The Maine Cycling Club is hosting a pair of high-profile days of racing this weekend.

AUBURN – More than 300 bicyclists will descend on Auburn this weekend to compete in more than 20 different races as part of the fifth annual Maine Cycling Club event, representing a solid growth in numbers over previous years.

“We’re fighting the fact that we’re in Maine, honestly,” said event coordinator John Grenier of Rainbow Bicycles and Fitness in Auburn. “We’re two-and-a-half hours from Boston, and we try to tell people that but they think, No, it’s got to be further than that.’ They’ll drive to Rhode Island, New Jersey, New York and never think twice about it. We have a hard sell here, but this is the fifth year for the event, and the racers that do come love it. This year, we already (as of Thursday afternoon) have 262 preregistered.”

The weekend is split in two, with the Emerson Lake Auburn Road Race scheduled for Saturday morning and the T&M Mortgage Criterium slated for Sunday, and each will feature multilevel racing for competitors ranging from beginners to the best professional cyclists in New England.

Smoothed over

The road course, a 24-mile loop that encircles Lake Auburn and Taylor Pond beginning and ending at the Auburn Land Lab on Holbrook Road, has been repaired – finally – to allow the racers to compete without the fear of falling through the cracks – literally.

“There were 4-inch deep holes,” said Grenier. “It’s easy to avoid those when you’re by yourself, but when you’re in a pack of 100 guys, and you’re the 50th guy and you’re 6 to 12 inches apart from each other, the first guy can shift around it, but the guy behind you has no chance to respond.”

But, Grenier said, the City of Auburn and the state both have been extremely helpful in pushing for the repairs in time for Saturday’s race.

“The city has really rallied behind us to make this event successful,” said Grenier. “The police department helps us with traffic, the public works department gives us the signs we need and they also went out of their way to repair some of the really bad sections of the course.”

Some of those repairs came on sections of the course that could not be rerouted. The course is different than in years past, though, which, Grenier said, should make many of the returning cyclists happy.

“There were too many hills,” said Grenier. “The guys who are really good climbers like it, but what we found is that after the first lap, the race was shattered. Guys were riding in groups of twos or threes by themselves. When that happens that early in a race, unless you happen to be in the front 20 percent of the groups, it’s not very fun.”

There is now more recovery time after some of the bigger uphill climbs, which will allow some of the better overall cyclists to stay in the race longer.

“We weren’t getting increasing numbers,” said Grenier.

Change of pace

Sunday’s races will be a drastic shift to the rigors of “stock car racing for bikes.”

“That’s basically what it is,” said Grenier. “It’s shoulder-to-shoulder, elbow-to-elbow through a four-corner loop.
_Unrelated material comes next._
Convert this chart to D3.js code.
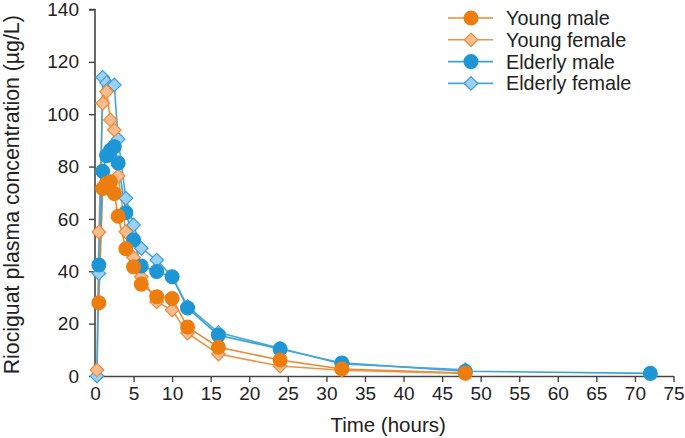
<!DOCTYPE html>
<html><head><meta charset="utf-8">
<script src="https://cdn.jsdelivr.net/npm/d3@7/dist/d3.min.js"></script>
<style>body{margin:0;background:#fff}svg{display:block}text{font-family:"Liberation Sans",Arial,Helvetica,sans-serif;fill:#222}</style>
</head><body><div id="c"></div>
<script>
const times = [0.25, 0.5, 1, 1.5, 2, 2.5, 3, 4, 5, 6, 8, 10, 12, 16, 24, 32, 48, 72];
const youngMale     = [null, 28, 71.6, 73.5, 74.2, 69.7, 61, 48.6, 41.7, 35.1, 30.3, 29.6, 18.7, 11, 6.1, 2.7, 1.1, null];
const youngFemale   = [2.3, 55, 104.2, 108.6, 97.8, 94, 76.4, 55.1, 45.3, 37.9, 28.3, 25.2, 16.4, 8.4, 3.8, 2.2, 1.0, null];
const elderlyMale   = [null, 42.4, 78.2, 84.2, 86.2, 87.6, 81.4, 62.4, 52, 42, 39.9, 37.9, 26, 15.6, 10.3, 5, 1.8, 1.0];
const elderlyFemale = [0, 39.2, 114.1, 112, 110.5, 111.2, 90.5, 67.9, 57.7, 48.8, 44.3, 38, 26.6, 16.6, 10.6, 4.6, 2.4, null];
const seriesNames = ["Young male", "Young female", "Elderly male", "Elderly female"];
const xTicks = d3.range(0, 76, 5);
const yTicks = d3.range(0, 141, 20);

const W = 685, H = 438;
const svg = d3.select("#c").append("svg").attr("width", W).attr("height", H);
const x = d3.scaleLinear().domain([0, 75]).range([95, 673.5]);
const y = d3.scaleLinear().domain([0, 140]).range([376, 9.5]);

const styles = [
  {line:"#E98A30", fill:"#EE7D10", stroke:"#EE7D10", shape:"circle"},
  {line:"#EE9246", fill:"#F9BC8E", stroke:"#EE8A3A", shape:"diamond"},
  {line:"#3AA2DA", fill:"#1E96D6", stroke:"#1E96D6", shape:"circle"},
  {line:"#47A6DC", fill:"#9DD0F2", stroke:"#3C9FD9", shape:"diamond"}
];
const data = [youngMale, youngFemale, elderlyMale, elderlyFemale].map(v =>
  times.map((t, i) => ({t, v: v[i]})).filter(d => d.v != null));

// axes
const gx = svg.append("g").attr("transform", `translate(0,${y(0)})`)
  .call(d3.axisBottom(x).tickValues(xTicks).tickSize(6).tickPadding(5).tickSizeOuter(0));
const gy = svg.append("g").attr("transform", `translate(${x(0)},0)`)
  .call(d3.axisLeft(y).tickValues(yTicks).tickSize(6).tickPadding(10).tickSizeOuter(0));
[gx, gy].forEach(g => {
  g.select(".domain").attr("stroke", "#444").attr("stroke-width", 1.6);
  g.selectAll(".tick line").attr("stroke", "#444").attr("stroke-width", 1.4);
  g.selectAll(".tick text").attr("font-size", 19).attr("fill", "#222")
    .attr("font-family", "'Liberation Sans',Arial,sans-serif");
});
gy.select(".domain").attr("d", `M0,${y(0)}V${y(140)}H-6`);

svg.append("text").attr("x", x(38)).attr("y", 432).attr("text-anchor", "middle")
  .attr("font-size", 20.5).text("Time (hours)");
svg.append("text").attr("transform", `translate(19,${(y(0)+y(140))/2 + 2}) rotate(-90)`)
  .attr("text-anchor", "middle").attr("font-size", 21.3)
  .text("Riociguat plasma concentration (µg/L)");

const line = d3.line().x(d => x(d.t)).y(d => y(d.v));
data.forEach((d, i) => {
  svg.append("path").datum(d).attr("d", line).attr("fill", "none")
    .attr("stroke", styles[i].line).attr("stroke-width", 1.6);
});

const sym = {circle: d3.symbol().type(d3.symbolCircle).size(150),
             diamond: d3.symbol().type(d3.symbolSquare).size(92)};
function marker(g, s) {
  const p = g.append("path").attr("d", sym[s.shape]()).attr("fill", s.fill)
    .attr("stroke", s.stroke).attr("stroke-width", 1.2);
  if (s.shape === "diamond") p.attr("transform", "rotate(45)");
  return p;
}
[3, 1, 2, 0].forEach(i => {
  data[i].forEach(d => {
    const g = svg.append("g").attr("transform", `translate(${x(d.t)},${y(d.v)})`);
    marker(g, styles[i]);
  });
});

// legend
const leg = svg.append("g");
seriesNames.forEach((n, i) => {
  const yy = 18 + i * 21.8;
  leg.append("line").attr("x1", 448).attr("x2", 493).attr("y1", yy).attr("y2", yy)
    .attr("stroke", styles[i].line).attr("stroke-width", 1.6);
  const g = leg.append("g").attr("transform", `translate(471,${yy})`);
  marker(g, styles[i]);
  leg.append("text").attr("x", 506).attr("y", yy).attr("dy", "0.35em")
    .attr("font-size", 19.8).text(n);
});
</script></body></html>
There are designated laps where there are cash prizes for the first rider to cross the line on a lap, keeps things exciting.”

Riders will use an 8/10-of-a-mile loop that uses four downtown Auburn streets and will push speeds of 30 miles per hour at their fastest. Riders will start on Court Street, facing up the hill. They will turn left on High Street, left then on Elm Street and another left on Main Street, which feed the riders back onto Court Street between the Midnight Blues Club and Gritty’s Pub.

“The crowd always loves to watch it because of the speeds and the potential for crashes, which always excites people,” said Grenier. “It’s no different than any other sport, and there’s always a crash to see.”

Some of the same riders will compete in both events, but there will likely be many different winners.

“It’s like comparing grand prix racing to stock cars,” said Grenier. “There are some drivers in one that could probably do well in the other, but they may not have any interest in it.”

Both sets of races will run rain or shine, barring any lightning.

“To the bike racers, they don’t care if it’s raining,” said Grenier. “It only matters in the equipment they bring and the clothes they wear. Anything short of 45 degrees and rain, they’re happy with it.”